Did I mention it’s a less expensive way to live?
Freeing up Money for Giving and Investing
One of the biggest problems with covetousness are its opportunity costs. While we’re out chasing after wants (posing as needs) we spend time, attention and money to get them. That means resources are squandered on immediate desires meant to make us look good in the eyes of others.
If we stop chasing after vanity, we have more time, energy and money for worthy pursuits – the kind that honor our Father in Heaven rather than men.
The more we’re able to avoid the sin of covetousness, the more money we’ll have available for giving, saving, and investing. We’ll also free ourselves from want and pave a path of financial independence that can help us live a life of higher purpose.
Have you ever thought about the true depth of the sin of covetousness and its effect on our lives?
photo credit: Brett Jordan
Great post! This is definitley something that’s been on my mind lately. My wife and I are planning to move this coming summer and we’re trying to decide if we want to rent or buy. We both think we’d really like to buy, but we’re not certain if our desire to buy is Spirit led or if it is covetousness that is swaying us towards buying. The good thing is that we have some time to work through this and to ask the Lord to show us the path He wants us to take.
Have I considered the true depth of the sin of covetousness? I would have to say yes, I have, but I think it would do be good to consider it much more often than I presently do because the only way I can combat the constant bombardment of advertisements is to keep God’s TRUTH fresh in my mind.
Kevin Mercadante says
Hi Thomas–I don’t think that buying a house is inherently coveteous. It’s probably more about how much house you buy. Do you buy only as big a house as you need, or do you pursue something bigger? And if so, what is the true purpose?
I’d pray long and hard about it. If you plan to do a good bit of mission work you may find that renting works better. If you have or plan to have a family, a house will probably work better.
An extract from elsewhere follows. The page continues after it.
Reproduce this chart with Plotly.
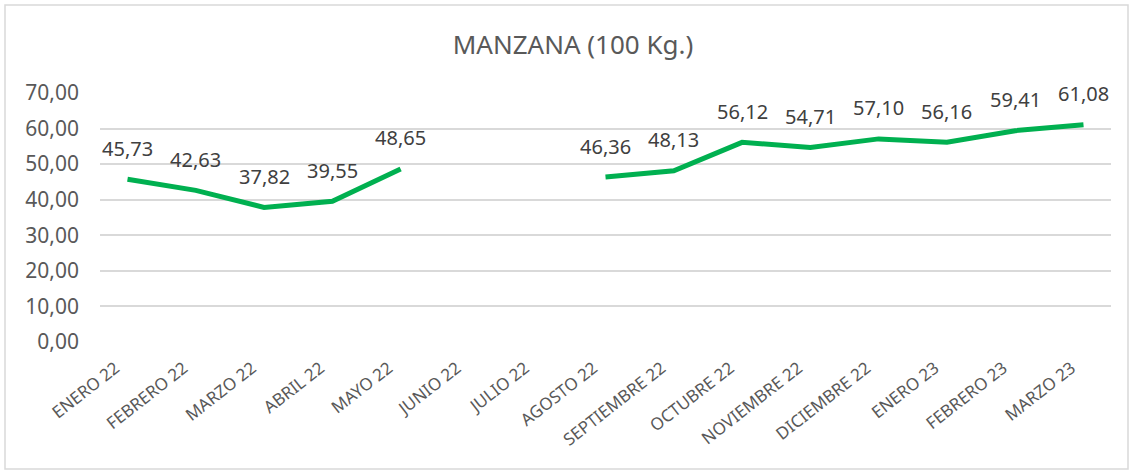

I rented for years because I did not want the responsibility of owning a home for a long time. Then, I remarried, and since we had two incomes and two people to share the work, it seemed like a good time to buy a home. I bought my home in 2005 while the market prices of homes were still inflated. The market crashed in 2008 and the value of my home was affected to the point where on paper it is now worth about half of what I still owe on it. Then, my husband decided he wanted to divorce; because of the economy his job went to Florida and we did not even live together because I stayed in Michigan because of the house and our pets. All I am saying is that in this day and age, buying a home is a very risky business because of the economic climate and the instability of our country’s economic structure. I am now upside down on my mortgage and struggling to make ends meet and I have all the work of maintaining my home on my shoulders. Buying a home is definitely not as sure of an investment as it used to be! Please do pray long and hard about it!
Kevin Mercadante says
This is a topic I’ve written on in the past, that owning a house is no longer a “no brainer”. First, we have to consider that fact that fewer careers will provide the type of long term employment that is required by a 15 or 30 year mortgage. Additonally because houses now fluctuate in value, are harder to sell and the fact that households are less likely to stay intact than in the past.
The potential for getting stuck with a house are enormous right now.
It’s not that buying a house is a bad thing, only that it’s no longer right for everyone and requires a lot more thought than in the past.